By removing the default error listeners, you can insert your own logic for handling parsing errors. Here, a custom message is printed whenever the parser encounters an error.

Building a Complete MetaModel

To truly overcome ANTLR's complexity and build a functional MetaModel, you'll want to expand on what we've covered.

  • Abstract Syntax Tree (AST): Implement functionality to generate an AST from the Parse Tree to represent the parsed input programmatically.
  • Visitor Pattern: Consider using the Visitor pattern to traverse the tree and perform operations, making it easier to analyze and interpret the structure.
  • Extensions: Create more sophisticated grammars that can evolve with your application needs.

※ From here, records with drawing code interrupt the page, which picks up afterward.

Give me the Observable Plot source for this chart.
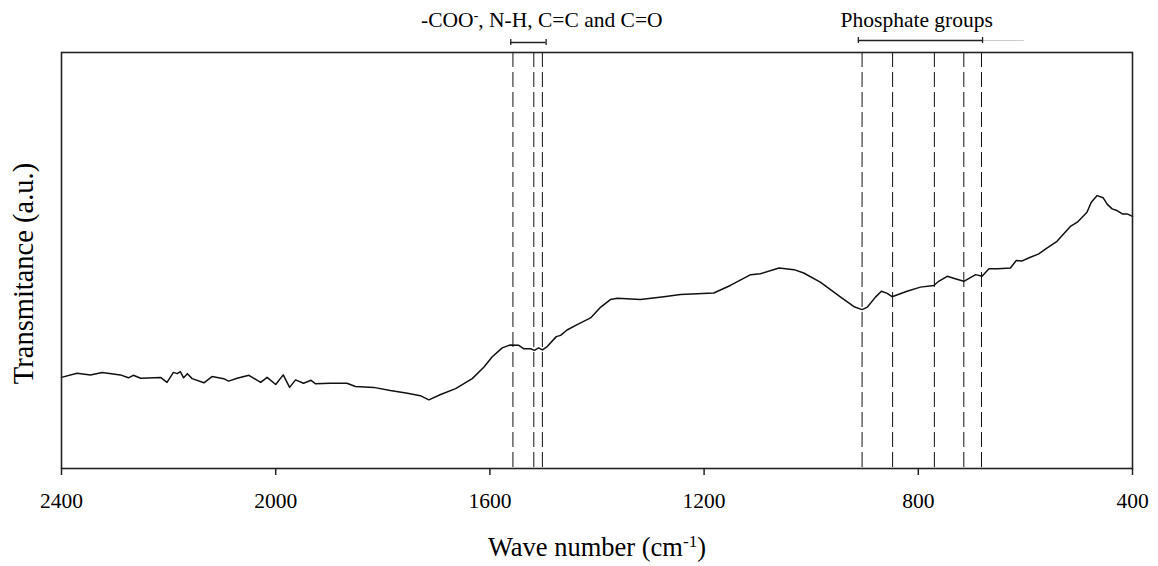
<!DOCTYPE html>
<html><head><meta charset="utf-8">
<script src="https://cdn.jsdelivr.net/npm/d3@7"></script>
<script src="https://cdn.jsdelivr.net/npm/@observablehq/plot@0.6"></script>
<style>body{margin:0;background:#fff}</style>
</head><body><div id="chart"></div>
<script>
// FTIR spectrum (wavenumber in cm^-1, transmittance in arbitrary units)
const wavenumber = [2400,2371,2346,2324,2290,2275,2266,2252,2215,2203,2191,2184,2178,2172,2165,2156,2134,2119,2097,2088,2072,2050,2028,2016,2000,1986,1974,1963,1948,1934,1926,1898,1867,1851,1817,1786,1754,1730,1714,1692,1664,1633,1611,1596,1577,1562,1546,1537,1524,1517,1509,1502,1493,1476,1468,1456,1437,1412,1393,1375,1362,1319,1275,1244,1182,1151,1113,1095,1060,1032,1014,983,945,920,905,895,880,869,858,849,821,796,771,762,746,731,715,693,681,668,653,643,628,617,606,594,575,562,541,516,503,485,477,466,455,447,438,429,419,410,400];
const transmittance = [21.9,22.9,22.5,23.1,22.5,21.8,22.4,21.7,21.9,20.7,23.1,22.8,23.3,21.8,22.8,21.6,20.6,22.1,21.6,21.0,21.7,22.4,20.7,21.9,20.2,22.5,19.5,21.3,20.5,21.2,20.4,20.5,20.5,19.7,19.5,18.75,18.1,17.5,16.5,17.8,19.2,21.6,24.4,26.8,29.0,29.7,29.6,28.8,28.8,28.4,29.0,28.5,29.3,31.7,32.0,33.3,34.6,36.2,38.8,40.6,40.9,40.6,41.3,41.8,42.2,44.0,46.6,46.8,48.2,47.8,47.0,44.8,41.2,38.9,38.2,38.8,41.2,42.6,42.1,41.3,42.6,43.6,44.0,45.0,46.2,45.6,45.0,46.6,46.2,48.0,48.0,48.1,48.2,50.0,49.9,50.6,51.6,52.8,54.6,58.2,59.2,61.6,64.0,65.6,65.1,63.5,62.4,62.0,61.2,61.2,60.6];
const xTicks = [2400, 2000, 1600, 1200, 800, 400];
const bandLines = [1557, 1518, 1502, 905, 848, 770, 715, 682];
const groupLabels = ["-COO^{-}, N-H, C=C and C=O", "Phosphate groups"];
const groupLabelX = [1503, 803];
const groupFrom = [1561, 912];
const groupTo = [1495, 680];
const tailFrom = [680];
const tailTo = [602];
const xTitle = "Wave number (cm^{-1})";
const yTitle = "Transmitance (a.u.)";
const yDomain = [0, 100];

const spectrum = wavenumber.map((w, i) => ({w, t: transmittance[i]}));
const groups = groupLabels.map((label, i) => ({label, x: groupLabelX[i], x1: groupFrom[i], x2: groupTo[i]}));
const tails = tailFrom.map((x1, i) => ({x1, x2: tailTo[i]}));
const yTop = yDomain[1];
const FONT = "'Liberation Serif', 'Times New Roman', serif";
const FS = 21.5;
const TS = 26.5;
const YS = 28.5;

function bracket(g, dy) {
  return [
    Plot.ruleY([g], {x1: "x1", x2: "x2", y: () => yTop, dy, stroke: "#222", strokeWidth: 1.3}),
    Plot.ruleX([g.x1, g.x2], {x: d => d, y1: () => yTop, y2: () => yTop, insetTop: -3, insetBottom: -3, dy, stroke: "#222", strokeWidth: 1.3})
  ];
}

const chart = Plot.plot({
  width: 1158, height: 566,
  marginTop: 52, marginRight: 26, marginBottom: 98, marginLeft: 61,
  style: {fontFamily: FONT, fontSize: FS + "px", background: "#fff", color: "#000", overflow: "visible"},
  x: {domain: [2400, 400], label: null},
  y: {domain: yDomain, axis: null},
  marks: [
    Plot.ruleX(bandLines, {x: d => d, stroke: "#111", strokeWidth: 1, strokeDasharray: "15,5"}),
    Plot.line(spectrum, {x: "w", y: "t", stroke: "#111", strokeWidth: 1.5}),
    Plot.frame({stroke: "#222", strokeWidth: 1.6}),
    Plot.axisX(xTicks, {tickSize: 7, tickPadding: 17, tickFormat: d => String(d), fontSize: FS, fill: "#000", stroke: "#222", strokeWidth: 1.5, label: null}),
    Plot.ruleY(tails, {x1: "x1", x2: "x2", y: () => yTop, dy: -12, stroke: "#ccc", strokeWidth: 1}),
    ...bracket(groups[0], -10),
    ...bracket(groups[1], -12),
    Plot.text(groups, {x: "x", text: "label", frameAnchor: "top", lineAnchor: "middle", dy: -32, fontSize: FS, fill: "#000"}),
    Plot.text([yTitle], {text: d => d, frameAnchor: "left", textAnchor: "middle", lineAnchor: "middle", rotate: -90, dx: -38, dy: 13, fontSize: YS, fill: "#000"}),
    Plot.text([xTitle], {text: d => d, frameAnchor: "bottom", textAnchor: "middle", lineAnchor: "middle", dx: 0, dy: 79.5, fontSize: TS, fill: "#000"})
  ]
});

// render "^{...}" as superscript tspans
d3.select(chart).selectAll("text").each(function () {
  const t = this.textContent;
  if (!t.includes("^{")) return;
  const sel = d3.select(this);
  sel.text(null);
  for (const p of t.split(/(\^\{[^}]*\})/)) {
    if (!p) continue;
    if (p.startsWith("^{")) sel.append("tspan").attr("baseline-shift", "super").attr("font-size", "65%").text(p.slice(2, -1));
    else sel.append("tspan").text(p);
  }
});

document.getElementById("chart").append(chart);
</script>
</body></html>
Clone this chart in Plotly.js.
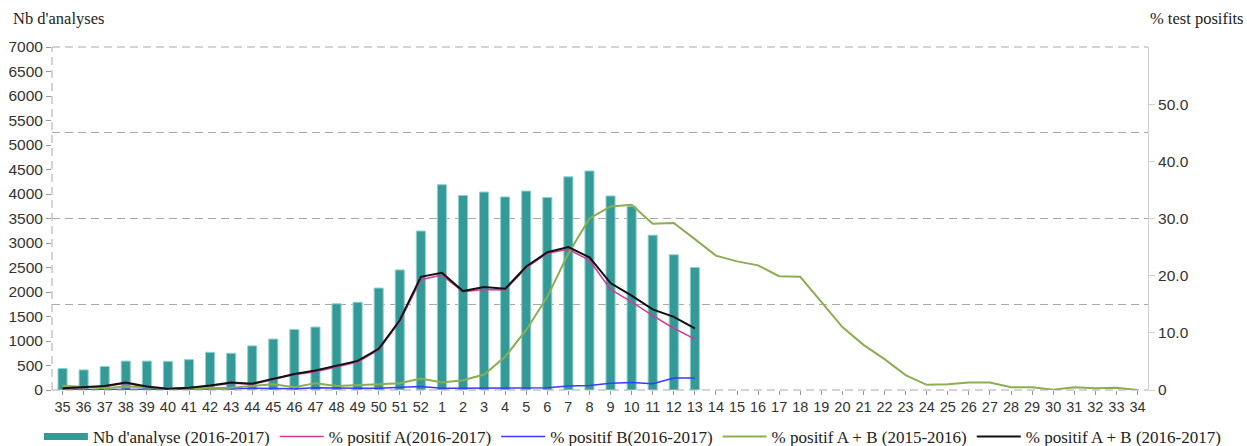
<!DOCTYPE html>
<html>
<head>
<meta charset="utf-8">
<script src="https://cdn.plot.ly/plotly-3.0.1.min.js"></script>
<style>html,body{margin:0;padding:0;background:#fff;}#chart{width:1247px;height:446px;}</style>
</head>
<body>
<div id="chart"></div>
<script>
const weeks = ["35","36","37","38","39","40","41","42","43","44","45","46","47","48","49","50","51","52",
  "1","2","3","4","5","6","7","8","9","10","11","12","13","14","15","16","17","18","19","20","21","22","23","24","25","26","27","28","29","30","31","32","33","34"];

const nbAnalyse = [440,410,480,590,590,585,620,770,750,900,1040,1235,1285,1760,1790,2080,2450,3245,
  4190,3970,4040,3940,4060,3930,4350,4470,3960,3750,3160,2760,2500];

const posA = [0.2,0.4,0.6,1.2,0.5,0.1,0.3,0.7,1.2,1.0,1.8,2.7,3.2,4.0,4.9,7.0,12.0,19.3,
  20.1,17.2,17.6,17.5,21.4,23.9,24.6,22.7,17.6,15.4,13.0,10.8,8.9];

const posB = [0.0,0.1,0.1,0.1,0.1,0.1,0.1,0.1,0.2,0.3,0.3,0.2,0.4,0.3,0.3,0.3,0.4,0.6,
  0.3,0.3,0.3,0.4,0.4,0.4,0.7,0.8,1.2,1.3,1.1,2.1,2.1];

const posAB1516 = [0.75,0.5,0.3,0.6,0.4,0.3,0.3,0.3,0.4,0.7,1.0,0.5,1.2,0.7,0.8,1.0,1.2,2.0,
  1.3,1.7,2.7,5.8,10.5,16.3,23.9,30.0,32.1,32.4,29.1,29.2,26.4,23.5,22.5,21.8,19.9,19.8,15.4,11.0,7.9,5.4,2.6,0.9,1.0,1.3,1.3,0.5,0.5,0.05,0.5,0.3,0.4,0.0];

const posAB1617 = [0.3,0.5,0.7,1.3,0.6,0.2,0.4,0.8,1.3,1.1,1.9,2.8,3.4,4.2,5.1,7.2,12.2,19.8,
  20.5,17.3,18.0,17.7,21.6,24.1,25.0,23.2,18.7,16.5,14.1,12.8,10.8];

const rightTickVals = [0,10,20,30,40,50];
const rightTickText = ["0","10.0","20.0","30.0","40.0","50.0"];

const teal = "#339a98";
const serif = "Liberation Serif, Times New Roman, serif";
const sans = "Liberation Sans, Arial, sans-serif";

const traces = [
  {type:"scatter", mode:"none", x:[], y:[], yaxis:"y3", showlegend:false, hoverinfo:"skip"},
  {type:"bar", x: weeks.slice(0, nbAnalyse.length), y: nbAnalyse, name:"Nb d'analyse (2016-2017)",
   marker:{color:teal, line:{color:"#8fd0cd", width:1}}, showlegend:false, yaxis:"y", hoverinfo:"x+y"},
  {type:"scatter", mode:"lines", x:[null], y:[null], name:"Nb d'analyse (2016-2017)",
   line:{color:teal, width:7}, yaxis:"y", hoverinfo:"skip"},
  {type:"scatter", mode:"lines", x: weeks.slice(0, posA.length), y: posA, name:"% positif A(2016-2017)",
   line:{color:"#d2399a", width:1.5}, yaxis:"y2"},
  {type:"scatter", mode:"lines", x: weeks.slice(0, posB.length), y: posB, name:"% positif B(2016-2017)",
   line:{color:"#3a3aff", width:1.5}, yaxis:"y2"},
  {type:"scatter", mode:"lines", x: weeks, y: posAB1516, name:"% positif A + B (2015-2016)",
   line:{color:"#8cad52", width:2}, yaxis:"y2"},
  {type:"scatter", mode:"lines", x: weeks.slice(0, posAB1617.length), y: posAB1617, name:"% positif A + B (2016-2017)",
   line:{color:"#111111", width:2}, yaxis:"y2"}
];

const layout = {
  width:1247, height:446,
  margin:{l:52, r:99, t:47, b:56, autoexpand:false},
  paper_bgcolor:"#fff", plot_bgcolor:"rgba(0,0,0,0)",
  bargap:0.57,
  showlegend:true,
  legend:{orientation:"h", xref:"paper", yref:"paper", x:1.072, xanchor:"right", y:-0.137, yanchor:"middle",
    font:{family:serif, size:17, color:"#222"}, itemwidth:44, traceorder:"normal", tracegroupgap:0,
    bgcolor:"rgba(0,0,0,0)"},
  xaxis:{type:"category", categoryorder:"array", categoryarray:weeks, range:[-0.5, 51.5],
    showgrid:false, zeroline:false, showline:false, ticks:"outside", ticklen:4, tickcolor:"#999",
    tickangle:0, automargin:false,
    tickfont:{family:sans, size:14.5, color:"#333"}, fixedrange:true},
  yaxis:{range:[0,7000], dtick:500, showgrid:false, zeroline:false, showline:false, automargin:false,
    ticks:"outside", ticklen:5, tickcolor:"#999", tickfont:{family:sans, size:15.5, color:"#333"}},
  yaxis2:{overlaying:"y", side:"right", range:[0,60], tickvals:rightTickVals, ticktext:rightTickText,
    showgrid:false, zeroline:false, showline:true, linecolor:"#d0d0d0", linewidth:1, automargin:false,
    ticks:"outside", ticklen:6, tickcolor:"#d0d0d0", tickfont:{family:sans, size:15.5, color:"#333"}},
  yaxis3:{overlaying:"y", side:"left", range:[0,7000], dtick:1750, showticklabels:false, ticks:"",
    showgrid:true, gridcolor:"#a8a8a8", gridwidth:1, griddash:"8px,5px", zeroline:false, showline:false},
  shapes:[
    {type:"line", xref:"paper", yref:"paper", x0:0, x1:0, y0:0, y1:1, line:{color:"#a8a8a8", width:1, dash:"8px,5px"}},
    {type:"line", xref:"paper", yref:"paper", x0:0, x1:1, y0:0, y1:0, line:{color:"#a8a8a8", width:1, dash:"8px,5px"}},
    {type:"line", xref:"paper", yref:"paper", x0:0, x1:1, y0:1, y1:1, line:{color:"#a8a8a8", width:1, dash:"8px,5px"}}
  ],
  annotations:[
    {text:"Nb d'analyses", xref:"paper", yref:"paper", x:-0.037, y:1.084, xanchor:"left", yanchor:"middle",
     showarrow:false, font:{family:serif, size:16.5, color:"#222"}},
    {text:"% test posifits", xref:"paper", yref:"paper", x:1.0, y:1.084, xanchor:"left", yanchor:"middle",
     showarrow:false, font:{family:serif, size:16.5, color:"#222"}}
  ]
};

Plotly.newPlot("chart", traces, layout, {displayModeBar:false, staticPlot:true});
</script>
</body>
</html>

Additional Resources for ANTLR and Language Development

If you're eager to learn more about ANTLR and sophisticated parsing frameworks, consider checking out the following resources:

  1. ANTLR Mega Tutorial – Comprehensive guide covering installation, grammar development, and parsing techniques.
  2. ANTLR Documentation – Official documentation providing in-depth details about the tool’s capabilities.

My Closing Thoughts on the Matter

Building a generic MetaModel using ANTLR allows developers to harness the full potential of this powerful parsing tool, enabling flexibility and reducing complexity in handling custom languages.

As you dive into developing your own MetaModels, remember to modularize your grammar and leverage ANTLR’s capabilities for parsing, error handling, and tree processing effectively.

By taking incremental steps and expanding upon foundational concepts, you can overcome the complexities of ANTLR and build robust and reusable MetaModels suited to your domain-specific needs.